Data supplied:
=-=-=

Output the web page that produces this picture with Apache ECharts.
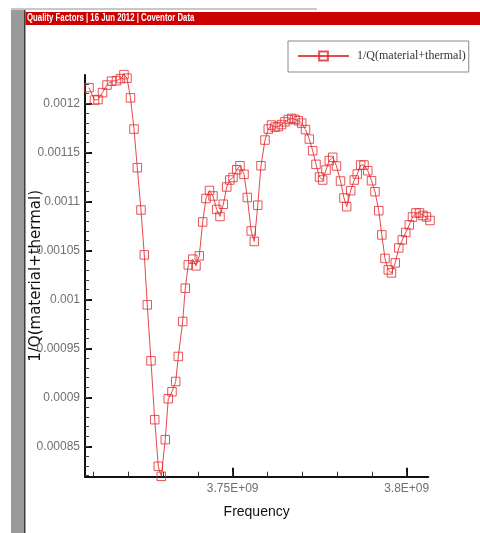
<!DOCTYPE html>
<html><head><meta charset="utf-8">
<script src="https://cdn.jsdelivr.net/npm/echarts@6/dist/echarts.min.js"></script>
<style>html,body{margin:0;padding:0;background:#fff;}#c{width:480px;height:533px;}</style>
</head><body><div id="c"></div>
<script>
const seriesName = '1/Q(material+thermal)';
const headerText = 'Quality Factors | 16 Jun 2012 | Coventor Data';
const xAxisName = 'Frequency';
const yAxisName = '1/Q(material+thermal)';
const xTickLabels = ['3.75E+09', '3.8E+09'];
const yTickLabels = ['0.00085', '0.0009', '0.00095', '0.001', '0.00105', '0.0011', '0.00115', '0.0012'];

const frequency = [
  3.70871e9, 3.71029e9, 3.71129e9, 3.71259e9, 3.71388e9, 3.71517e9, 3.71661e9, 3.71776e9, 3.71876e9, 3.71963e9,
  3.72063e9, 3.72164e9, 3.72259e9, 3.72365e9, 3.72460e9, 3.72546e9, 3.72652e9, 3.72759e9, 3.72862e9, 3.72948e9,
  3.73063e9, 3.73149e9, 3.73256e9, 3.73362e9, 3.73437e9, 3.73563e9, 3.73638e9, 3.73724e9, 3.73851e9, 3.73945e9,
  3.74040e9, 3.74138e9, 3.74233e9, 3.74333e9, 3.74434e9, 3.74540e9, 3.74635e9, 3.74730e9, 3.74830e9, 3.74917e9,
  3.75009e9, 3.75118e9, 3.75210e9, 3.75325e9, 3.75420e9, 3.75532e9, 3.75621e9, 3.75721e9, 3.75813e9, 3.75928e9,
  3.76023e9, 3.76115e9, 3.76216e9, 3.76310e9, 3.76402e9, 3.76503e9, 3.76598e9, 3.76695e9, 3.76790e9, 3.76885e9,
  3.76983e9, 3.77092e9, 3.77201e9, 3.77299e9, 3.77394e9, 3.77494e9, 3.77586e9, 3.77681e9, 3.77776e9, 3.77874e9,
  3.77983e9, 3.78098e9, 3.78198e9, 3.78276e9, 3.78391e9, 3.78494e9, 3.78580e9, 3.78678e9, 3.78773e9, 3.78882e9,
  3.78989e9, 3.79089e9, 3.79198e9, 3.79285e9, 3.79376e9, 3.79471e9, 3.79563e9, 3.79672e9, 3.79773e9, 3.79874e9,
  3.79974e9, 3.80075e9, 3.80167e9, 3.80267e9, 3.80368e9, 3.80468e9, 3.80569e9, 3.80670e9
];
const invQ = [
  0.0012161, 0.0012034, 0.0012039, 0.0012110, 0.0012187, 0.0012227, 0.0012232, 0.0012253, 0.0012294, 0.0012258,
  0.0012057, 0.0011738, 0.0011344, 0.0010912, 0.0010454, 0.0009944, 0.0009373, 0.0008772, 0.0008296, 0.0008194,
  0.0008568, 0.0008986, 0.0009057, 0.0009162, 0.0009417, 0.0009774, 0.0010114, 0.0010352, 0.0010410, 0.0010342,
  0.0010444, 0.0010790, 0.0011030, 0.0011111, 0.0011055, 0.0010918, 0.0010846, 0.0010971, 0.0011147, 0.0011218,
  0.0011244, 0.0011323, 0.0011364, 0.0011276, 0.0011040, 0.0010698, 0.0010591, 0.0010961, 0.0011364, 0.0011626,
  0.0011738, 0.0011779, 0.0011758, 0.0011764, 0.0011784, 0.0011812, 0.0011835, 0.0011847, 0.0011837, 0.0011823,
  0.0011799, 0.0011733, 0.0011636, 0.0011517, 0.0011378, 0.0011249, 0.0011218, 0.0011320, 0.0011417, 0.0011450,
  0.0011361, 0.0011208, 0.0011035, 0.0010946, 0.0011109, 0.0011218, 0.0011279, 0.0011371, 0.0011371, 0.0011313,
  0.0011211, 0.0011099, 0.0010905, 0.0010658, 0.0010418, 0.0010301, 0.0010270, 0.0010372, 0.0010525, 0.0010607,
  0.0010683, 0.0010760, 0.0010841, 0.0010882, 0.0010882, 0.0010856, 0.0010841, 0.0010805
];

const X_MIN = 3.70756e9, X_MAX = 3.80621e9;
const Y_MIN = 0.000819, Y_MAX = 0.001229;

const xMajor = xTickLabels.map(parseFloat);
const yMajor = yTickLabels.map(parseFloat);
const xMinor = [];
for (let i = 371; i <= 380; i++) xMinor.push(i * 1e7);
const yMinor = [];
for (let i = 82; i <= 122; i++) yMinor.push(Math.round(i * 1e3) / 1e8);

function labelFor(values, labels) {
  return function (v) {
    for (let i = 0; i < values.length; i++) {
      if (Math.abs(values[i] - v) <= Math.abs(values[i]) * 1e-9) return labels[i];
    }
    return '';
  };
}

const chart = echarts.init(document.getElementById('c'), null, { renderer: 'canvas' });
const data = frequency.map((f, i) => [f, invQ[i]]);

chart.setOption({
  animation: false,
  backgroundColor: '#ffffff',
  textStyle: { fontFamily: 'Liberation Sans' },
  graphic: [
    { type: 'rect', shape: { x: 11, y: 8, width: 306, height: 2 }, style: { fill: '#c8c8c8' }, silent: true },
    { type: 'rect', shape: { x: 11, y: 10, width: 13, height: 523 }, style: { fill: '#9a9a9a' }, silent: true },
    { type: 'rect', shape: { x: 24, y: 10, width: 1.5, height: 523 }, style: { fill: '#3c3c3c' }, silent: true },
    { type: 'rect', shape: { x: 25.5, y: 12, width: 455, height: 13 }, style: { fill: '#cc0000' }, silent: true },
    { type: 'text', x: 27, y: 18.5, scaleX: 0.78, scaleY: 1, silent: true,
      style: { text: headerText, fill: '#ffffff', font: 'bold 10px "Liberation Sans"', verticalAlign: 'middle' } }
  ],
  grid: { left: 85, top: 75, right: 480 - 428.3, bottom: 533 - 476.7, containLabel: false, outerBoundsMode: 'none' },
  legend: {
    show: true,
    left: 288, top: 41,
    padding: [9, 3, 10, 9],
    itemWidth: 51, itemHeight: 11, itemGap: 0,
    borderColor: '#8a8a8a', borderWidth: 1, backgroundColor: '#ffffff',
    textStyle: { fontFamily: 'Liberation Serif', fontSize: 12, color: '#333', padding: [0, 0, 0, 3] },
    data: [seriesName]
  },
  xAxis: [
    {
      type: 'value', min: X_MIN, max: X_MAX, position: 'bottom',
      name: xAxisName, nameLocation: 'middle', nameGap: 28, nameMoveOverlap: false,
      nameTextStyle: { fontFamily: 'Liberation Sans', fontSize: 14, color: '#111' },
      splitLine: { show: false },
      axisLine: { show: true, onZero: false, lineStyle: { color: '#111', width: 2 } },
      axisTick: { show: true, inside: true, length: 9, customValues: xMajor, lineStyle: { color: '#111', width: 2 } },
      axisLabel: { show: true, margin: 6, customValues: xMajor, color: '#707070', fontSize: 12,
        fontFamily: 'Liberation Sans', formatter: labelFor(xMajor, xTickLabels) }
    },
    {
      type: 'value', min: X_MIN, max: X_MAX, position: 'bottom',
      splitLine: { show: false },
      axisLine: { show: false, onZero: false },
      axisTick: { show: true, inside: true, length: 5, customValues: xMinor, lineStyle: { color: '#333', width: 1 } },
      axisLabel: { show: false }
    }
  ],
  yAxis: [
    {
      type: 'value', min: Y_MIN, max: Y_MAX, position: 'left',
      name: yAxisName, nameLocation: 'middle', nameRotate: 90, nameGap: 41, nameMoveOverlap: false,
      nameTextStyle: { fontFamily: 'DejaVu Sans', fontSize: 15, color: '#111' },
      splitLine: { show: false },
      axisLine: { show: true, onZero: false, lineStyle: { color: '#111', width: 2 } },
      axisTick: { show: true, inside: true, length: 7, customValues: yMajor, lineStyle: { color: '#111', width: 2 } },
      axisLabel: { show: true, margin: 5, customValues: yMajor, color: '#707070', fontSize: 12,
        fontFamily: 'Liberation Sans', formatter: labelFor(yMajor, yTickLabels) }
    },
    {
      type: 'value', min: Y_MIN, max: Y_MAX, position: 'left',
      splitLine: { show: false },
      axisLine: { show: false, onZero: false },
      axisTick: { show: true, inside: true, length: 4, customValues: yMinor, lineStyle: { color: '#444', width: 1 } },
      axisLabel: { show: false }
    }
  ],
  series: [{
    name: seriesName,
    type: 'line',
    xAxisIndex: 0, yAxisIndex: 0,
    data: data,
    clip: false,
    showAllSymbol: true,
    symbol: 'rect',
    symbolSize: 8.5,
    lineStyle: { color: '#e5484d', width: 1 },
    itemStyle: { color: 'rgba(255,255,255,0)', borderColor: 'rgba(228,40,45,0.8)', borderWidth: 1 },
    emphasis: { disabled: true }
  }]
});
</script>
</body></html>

=-=-=

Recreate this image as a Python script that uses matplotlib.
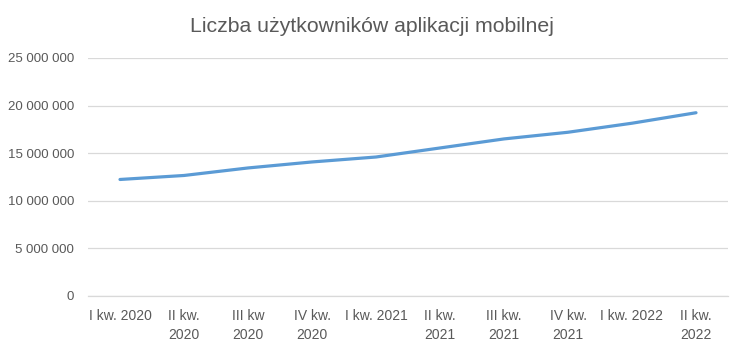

=-=-=

The request: Search the entries for the word "this", then list each line that holds it.

Expected answer:
Output the web page that produces this picture with Apache ECharts.
Recreate this image as a Python script that uses matplotlib.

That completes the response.